An Outsider’s Perspective: Lessons From Parents Of Children With Special Needs


I don’t have a child with special needs, but I’m in awe of those who do. Not because parents of special needs children are perfect or super-human (I take that back, they are super-human), but because my friends with special needs children consistently overcome challenges that continually humble and teach me.

Growing up, I had very limited exposure to children with special needs. However, now with a sister-in-law with Cerebral Palsy and several close friends who have special needs children, I’ve been exposed to special needs families and have been taught a lot through example about the core values I need to have as a parent. It’s a book we should all take a page from.  So, as an outsider to the world of special needs, here is one person’s perspective on the values we should all learn from these amazing people.

RESILIENCE. I can’t imagine finding out your child has a special need and all that that entails. The learning curve and the adjustment are far more than I could ever appreciate. That said, one of the most amazing things I’ve noticed in parents of special needs children is a deep resilience that develops despite the challenges faced. It’s something that I need more of. A spirit of “we’ll get through this no matter what” that drives through life’s ups and downs. It reminds us that we’re all capable of much more than we think we are.

LOVE EVEN WHEN. I love my children dearly, but there are those days. But parents of special needs kids have demonstrated to me an undying love that always moves on from the rough patches with no baggage, knowing that consistent love can and does pull us through anything. Our kids need us to forget the fight we had with them the day before and give them the benefit of a fresh page. Again. And again. And again. It’s called patience and graciousness, and our children won’t learn it if we don’t demonstrate it.

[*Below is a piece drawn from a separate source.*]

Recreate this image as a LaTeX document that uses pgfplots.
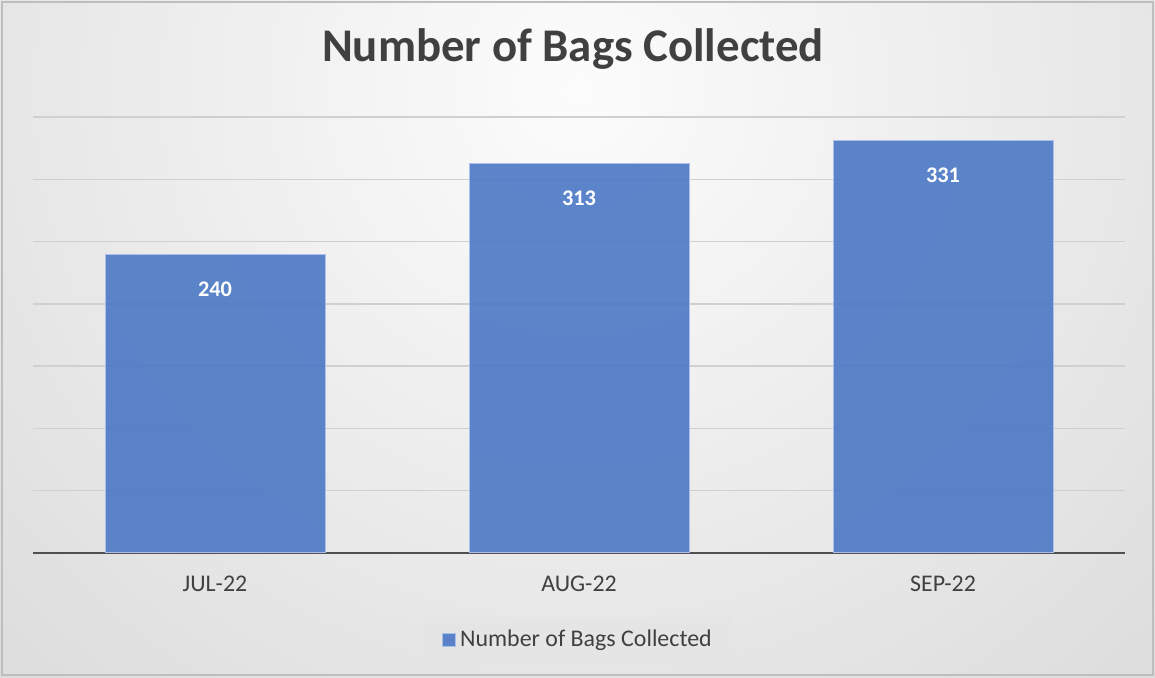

ACCEPTENCE. 20/20 Medical Mysteries recently aired a story about Carly Fleischmann, a severely autistic14-year-old girl who has begun communicating through typing. While on the outside she is severely autistic, her communication has revealed a normal teenage girl with a wicked sense of humor. She writes, “I am autistic, but that is not who I am. It is hard because no one understands me. People look at me and assume I am dumb because I can’t speak. People get a lot of their information from so-called experts, but if a horse is sick, you don’t ask a fish what’s wrong with the horse. You go right to the horse’s mouth.” Carly’s parents’ experience reinforces that we need to love and accept our children despite initial outward appearances. All of our children are wonderful creatures who bring joy to our lives if we only listen to and love them for who they are. (I would urge you to go online, search for ‘carly fleischmann 2020,’ and watch the episode; it’s powerful!)

CREATING CHANGE. Probably the hardest fight I’ve seen parents with special needs children take on is the fight against systems that work against them. School systems, medical systems, legal systems – there are so many crushing obstacles, I can’t even begin to count them all. The hard and simple fact is the world is not set up for special needs kids. Thanks to many determined parents, that is changing. But all of us need to fight for smarter laws and more informed policies, and we must embody a more accepting society.